Friend and band mate Jeff Leep, says, “He had incredibly big ears,” and would absorb everything. He’d take the melodies from cartoons like The Flintstones and interject them into his playing for the kids. And they loved it.”
Phillips came home from a series of chemo and radiation treatments before he died, and asked Marshall to practice with him for a studio session the following week. His hands were shaky, and he could hardly play his guitar. But Marshall says, “He didn’t give up. I watched him progress from one day to the next, from not being able to play to getting almost back to 100 percent. He’s my hero.” His final recording project was a collection of songs for his father.

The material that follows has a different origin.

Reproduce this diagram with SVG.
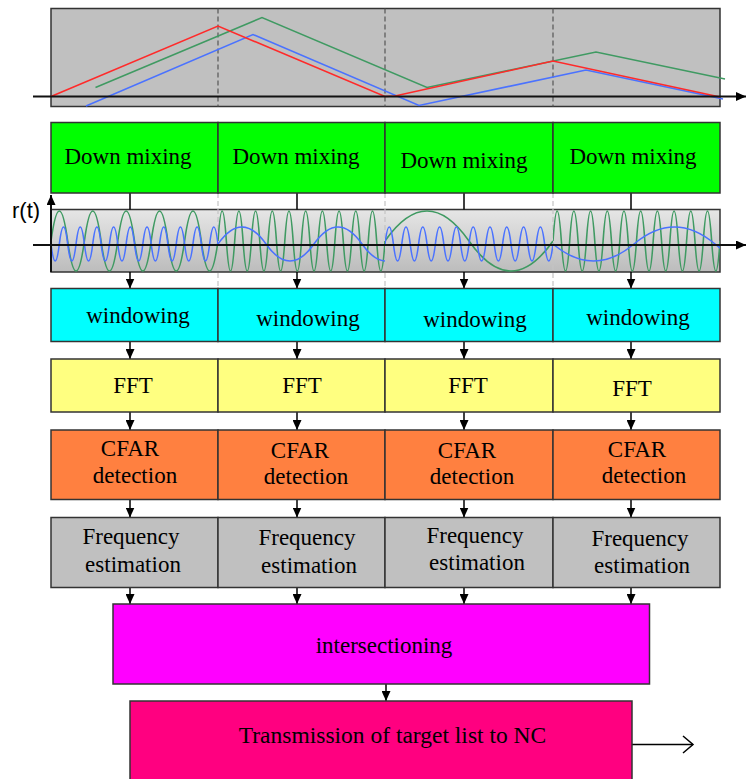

When Phillips passed, his family and friends organized the Inaugural Lin Phillips Memorial Jam, and more than 300 people showed up. Leep describes it as being like a high school reunion. “All these people showed up who hadn’t seen each other for years. It was great.” There were musicians and friends from 60 to 18 years old, playing all styles of music.
After the first jam, friends and family members plan on doing it every year. They’re asking for a small donation to go to Moms on the Run, because Lin, according to Cathy, “was always about the other guy.” It’s open to the public, and moving forward they want to open it up as an opportunity to remember other local musicians who have passed.
“Lin would dig it,” says his wife with a smile.